この心理メカニズムは、現代でも変わりません。失恋の痛みが強すぎて新しい恋を恐れる人、事業の失敗から再挑戦できない人、いじめの記憶から人間関係を避ける人。形は違っても、構造は同じです。過去の傷が、未来の可能性まで奪ってしまうのです。
先人たちは、この人間の性質を深く理解していました。だからこそ、このことわざには批判的なニュアンスも含まれています。確かに慎重さは大切です。しかし、朽ち縄は蛇ではありません。過去の経験に縛られすぎて、本来なら恐れる必要のないものまで避けていては、人生の可能性を自ら狭めてしまうのではないか。そんな問いかけが、この短い言葉の中に込められているのです。
AIが聞いたら
機械学習では、訓練データが少なすぎると「過学習」という現象が起きる。たとえば、たった10枚の猫の写真だけで学習したAIは、その10匹に共通する特徴を「猫の本質」だと勘違いしてしまう。もし10匹全員が白猫なら、AIは「猫とは白い生き物だ」と学習し、黒猫を見ても猫だと認識できなくなる。
このことわざが示すのは、まさに人間版の過学習だ。「蛇に噛まれた」という1回のサンプルから、「細長いもの全般が危険」という過度に広いルールを作ってしまう。ベイズ統計学の視点で見ると、これは事前確率の更新を誤っている状態だ。本来なら「細長いものの中で危険なのは何パーセントか」を冷静に計算すべきなのに、たった1回の強烈な経験が確率判断を歪めてしまう。

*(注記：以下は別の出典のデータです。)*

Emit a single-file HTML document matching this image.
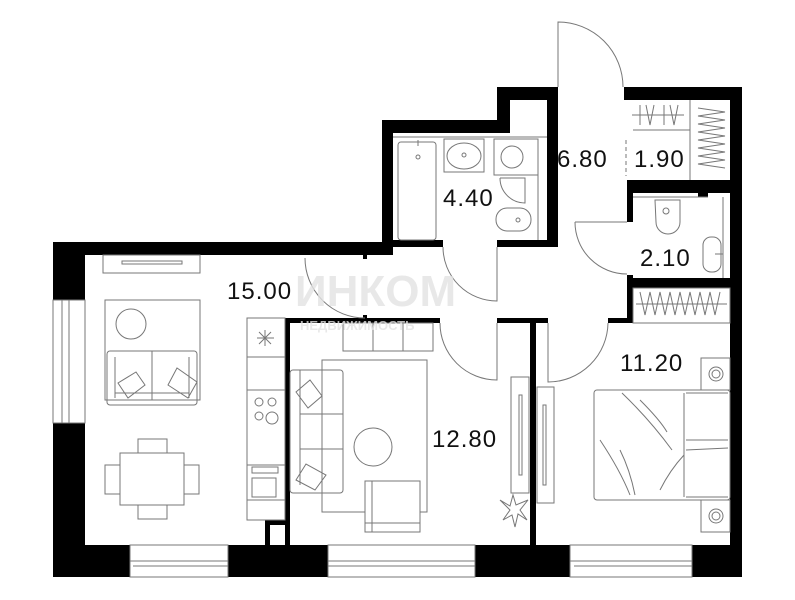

興味深いのは、この認知エラーには生存戦略としての合理性もある点だ。野生動物にとって「蛇かもしれない」と過剰反応するコストは低いが、「ただの縄だろう」と油断して本物の蛇に噛まれるコストは命に関わる。つまり、統計的には間違っていても、生存確率を上げるには有効な戦略なのだ。
現代のAI開発では、この問題を「データ拡張」や「正則化」という技術で解決しようとしている。人間も同じで、多様な経験を積むことで過学習から抜け出せる。逆に言えば、経験が少ない子どもや、限られた環境で生きる人ほど、このことわざ的な認知エラーに陥りやすいということだ。
現代人に教えること
このことわざが現代の私たちに教えてくれるのは、過去の経験と向き合う知恵です。
確かに、痛い経験から学ぶことは大切です。同じ失敗を繰り返さないための警戒心は、あなたを守ってくれます。しかし、その警戒心が行き過ぎて、新しいチャンスまで遠ざけてしまっていないでしょうか。
大切なのは、蛇と朽ち縄を見分ける目を養うことです。過去の傷に支配されるのではなく、冷静に今目の前にあるものを観察する力を持つことです。確かにあの時は失敗しました。でも今回は本当に同じ状況なのでしょうか。似ているように見えて、実は全く違うものかもしれません。
恐怖は自然な感情です。それを否定する必要はありません。ただ、その恐怖に行動を支配させるのではなく、一歩立ち止まって考える余裕を持ちましょう。これは本当の蛇なのか、それとも朽ち縄なのか。その判断ができるようになった時、あなたは過去の経験を知恵に変えることができたのです。傷は消えませんが、それに学びながらも前に進む勇気を持つこと。それこそが、このことわざが私たちに贈る真のメッセージなのです。